С другой стороны, мы знаем, что фестивали замещают кинотеатры, которые еще были во времена «новой волны» или «Нового Голливуда». Большие сегодняшние кинодвижения, румынское, греческое и аргентинское, нашли свое место именно на фестивалях. Но фестивальная публика – это не кинопублика. Часто эти люди не заплатили за билет. Они смотрят по пять фильмов в день. Мы снова в своего рода университете, мы не идем после фильма гулять по бульварам, не садимся в кафе и не отправляемся в одинокую прогулку. Мы всегда существуем в группе, и мы делаем кино тоже внутри этой группы. Меланхолия, о которой идет речь в одном из ваших следующих вопросов, отсюда. Фильмы так меланхоличны, потому что они тоскуют об исчезнувшем пространстве. Это пространство кинотеатра.
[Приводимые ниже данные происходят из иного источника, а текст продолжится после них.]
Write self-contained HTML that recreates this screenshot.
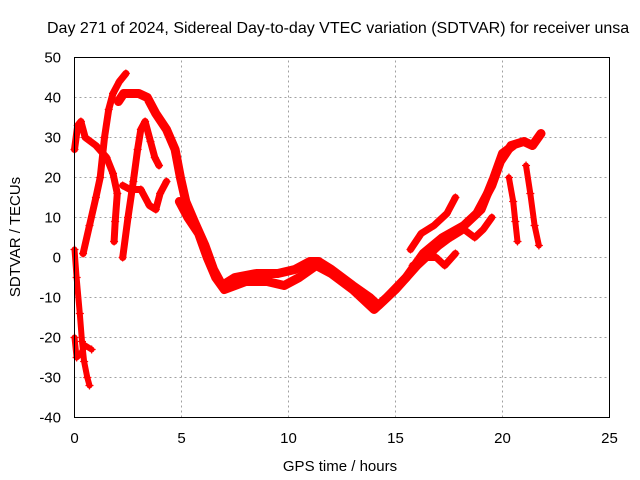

– Вы известны как режиссер Берлинской школы. Вы чувствуете эту причастность? Если да – что это приносит?
– Ну, в экономическом смысле это больших преимуществ не принесло. Берлинская школа, по крайней мере, в Германии не было чем-то исключительно соблазнительным. Ее начали довольно быстро жестко критиковать. Но, например, на прошлой неделе мы были на премьере Беньямина Хайзенберга [23] и потом сидели вместе и говорили о кино. Я думаю, что этим и была для меня Берлинская школа – люди вокруг, которые тоже делают кино и хотят говорить о кино. Хотя мы – группа без манифеста, и у нас нет одного продюсера, но у меня есть чувство, что наши фильмы тоже дружат, как будто они выросли из одного коллективного опыта. Поэтому речь идет, прежде всего, о возможности диалога – личного и в фильмах.
23
Речь идет о фильме Беньямина Хайзенберга «Сверх-Я и ты» (2014).